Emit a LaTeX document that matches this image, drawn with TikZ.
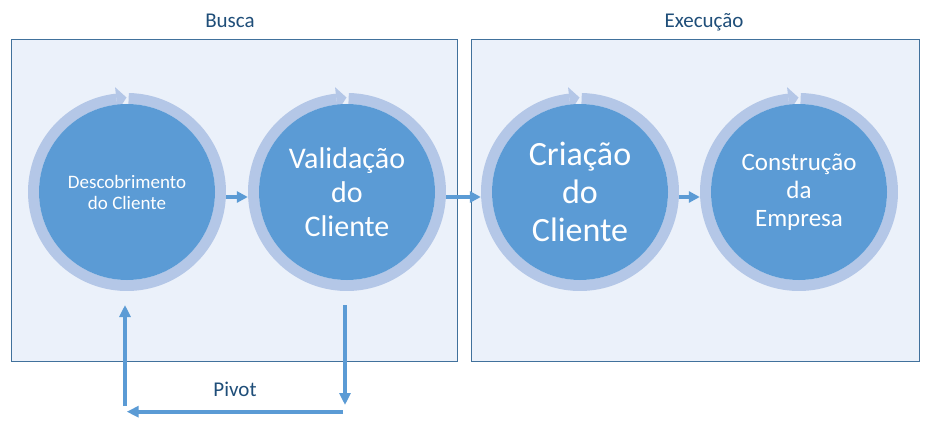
\documentclass[tikz,border=0pt]{standalone}
\usepackage{fontspec}
\setmainfont{Carlito}
\usetikzlibrary{arrows.meta,calc}
\definecolor{boxfill}{HTML}{EBF1FA}
\definecolor{boxline}{HTML}{41719C}
\definecolor{ringcol}{HTML}{B4C7E7}
\definecolor{circcol}{HTML}{5B9BD5}
\definecolor{titlecol}{HTML}{1F4E79}
\newcommand{\ringaround}[1]{%
  \draw[ringline] ($(#1)+(89:93.5)$) arc[start angle=89, end angle=-263.5, radius=93.5];
  \fill[ringcol] ($(#1)+(96.5:81.5)$) -- ($(#1)+(96.5:105.5)$) -- ($(#1)+(90.3:94.5)$) -- cycle;}
\begin{document}
\begin{tikzpicture}[x=1pt,y=1pt,
  phasebox/.style={draw=boxline, fill=boxfill, line width=1.3pt, rectangle, inner sep=0pt, minimum width=446pt, minimum height=321.8pt},
  core/.style={circle, fill=circcol, minimum size=176pt, inner sep=0pt, text=white, align=center},
  outer/.style={circle, minimum size=198pt, inner sep=0pt},
  ringline/.style={draw=ringcol, line width=11pt},
  flow/.style={draw=circcol, line width=3.5pt, -{Triangle[length=11pt,width=11pt]}},
  pivotflow/.style={draw=circcol, line width=4pt, -{Triangle[length=12pt,width=11pt]}},
  title/.style={text=titlecol, font=\fontsize{21}{24}\selectfont, anchor=base, inner sep=0pt},
]
\useasboundingbox (0,0) rectangle (932,424);
\fill[white] (0,0) rectangle (932,424);
% phases
\node[phasebox] (busca) at (234.5,223.6) {};
\node[phasebox, minimum width=448pt] (exec) at (695.3,223.6) {};
\node[title] (t1) at (230,396.7) {Busca};
\node[title] (t2) at (704,396.7) {Execução};
% outer ring coordinates
\node[outer] (r1) at (127,232) {};
\node[outer] (r2) at (347,232) {};
\node[outer] (r3) at (580,232) {};
\node[outer] (r4) at (799,232) {};
\ringaround{r1}
\ringaround{r2}
\ringaround{r3}
\ringaround{r4}
\node[core, font=\fontsize{19}{21}\selectfont] (c1) at (r1) {Descobrimento\\do Cliente};
\node[core, font=\fontsize{30}{34}\selectfont] (c2) at (r2) {Validação\\do\\Cliente};
\node[core, font=\fontsize{34}{38.3}\selectfont] (c3) at (r3) {Criação\\do\\Cliente};
\node[core, font=\fontsize{25}{28.3}\selectfont] (c4) at (r4) {Construção\\da\\Empresa};
% flow arrows
\draw[flow] ([yshift=-5pt]r1.east) -- ([yshift=-5pt]r2.west);
\draw[flow] ([yshift=-5pt]r2.east) -- ([yshift=-5pt]r3.west);
\draw[flow] ([yshift=-5pt]r3.east) -- ([yshift=-5pt]r4.west);
% pivot
\coordinate (u0) at (125,18);
\coordinate (u1) at (125,119);
\coordinate (d0) at (345,119);
\coordinate (d1) at (345,19);
\coordinate (h0) at (343,12.3);
\coordinate (h1) at (126.7,12.3);
\draw[pivotflow] (u0) -- (u1);
\draw[pivotflow] (d0) -- (d1);
\draw[pivotflow] (h0) -- (h1);
\node[title] (pv) at (235,28) {Pivot};
\end{tikzpicture}
\end{document}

☆ ☆ ☆ ☆ ☆ ☆ ☆

▶ [REQUEST]:
Drop the images and repeat the data exactly.

▶ [ANSWER TO THIS PROBLEM]:
Emit a LaTeX document that matches this image, drawn with TikZ.
\documentclass[tikz,border=0pt]{standalone}
\usepackage{fontspec}
\setmainfont{Carlito}
\usetikzlibrary{arrows.meta,calc}
\definecolor{boxfill}{HTML}{EBF1FA}
\definecolor{boxline}{HTML}{41719C}
\definecolor{ringcol}{HTML}{B4C7E7}
\definecolor{circcol}{HTML}{5B9BD5}
\definecolor{titlecol}{HTML}{1F4E79}
\newcommand{\ringaround}[1]{%
  \draw[ringline] ($(#1)+(89:93.5)$) arc[start angle=89, end angle=-263.5, radius=93.5];
  \fill[ringcol] ($(#1)+(96.5:81.5)$) -- ($(#1)+(96.5:105.5)$) -- ($(#1)+(90.3:94.5)$) -- cycle;}
\begin{document}
\begin{tikzpicture}[x=1pt,y=1pt,
  phasebox/.style={draw=boxline, fill=boxfill, line width=1.3pt, rectangle, inner sep=0pt, minimum width=446pt, minimum height=321.8pt},
  core/.style={circle, fill=circcol, minimum size=176pt, inner sep=0pt, text=white, align=center},
  outer/.style={circle, minimum size=198pt, inner sep=0pt},
  ringline/.style={draw=ringcol, line width=11pt},
  flow/.style={draw=circcol, line width=3.5pt, -{Triangle[length=11pt,width=11pt]}},
  pivotflow/.style={draw=circcol, line width=4pt, -{Triangle[length=12pt,width=11pt]}},
  title/.style={text=titlecol, font=\fontsize{21}{24}\selectfont, anchor=base, inner sep=0pt},
]
\useasboundingbox (0,0) rectangle (932,424);
\fill[white] (0,0) rectangle (932,424);
% phases
\node[phasebox] (busca) at (234.5,223.6) {};
\node[phasebox, minimum width=448pt] (exec) at (695.3,223.6) {};
\node[title] (t1) at (230,396.7) {Busca};
\node[title] (t2) at (704,396.7) {Execução};
% outer ring coordinates
\node[outer] (r1) at (127,232) {};
\node[outer] (r2) at (347,232) {};
\node[outer] (r3) at (580,232) {};
\node[outer] (r4) at (799,232) {};
\ringaround{r1}
\ringaround{r2}
\ringaround{r3}
\ringaround{r4}
\node[core, font=\fontsize{19}{21}\selectfont] (c1) at (r1) {Descobrimento\\do Cliente};
\node[core, font=\fontsize{30}{34}\selectfont] (c2) at (r2) {Validação\\do\\Cliente};
\node[core, font=\fontsize{34}{38.3}\selectfont] (c3) at (r3) {Criação\\do\\Cliente};
\node[core, font=\fontsize{25}{28.3}\selectfont] (c4) at (r4) {Construção\\da\\Empresa};
% flow arrows
\draw[flow] ([yshift=-5pt]r1.east) -- ([yshift=-5pt]r2.west);
\draw[flow] ([yshift=-5pt]r2.east) -- ([yshift=-5pt]r3.west);
\draw[flow] ([yshift=-5pt]r3.east) -- ([yshift=-5pt]r4.west);
% pivot
\coordinate (u0) at (125,18);
\coordinate (u1) at (125,119);
\coordinate (d0) at (345,119);
\coordinate (d1) at (345,19);
\coordinate (h0) at (343,12.3);
\coordinate (h1) at (126.7,12.3);
\draw[pivotflow] (u0) -- (u1);
\draw[pivotflow] (d0) -- (d1);
\draw[pivotflow] (h0) -- (h1);
\node[title] (pv) at (235,28) {Pivot};
\end{tikzpicture}
\end{document}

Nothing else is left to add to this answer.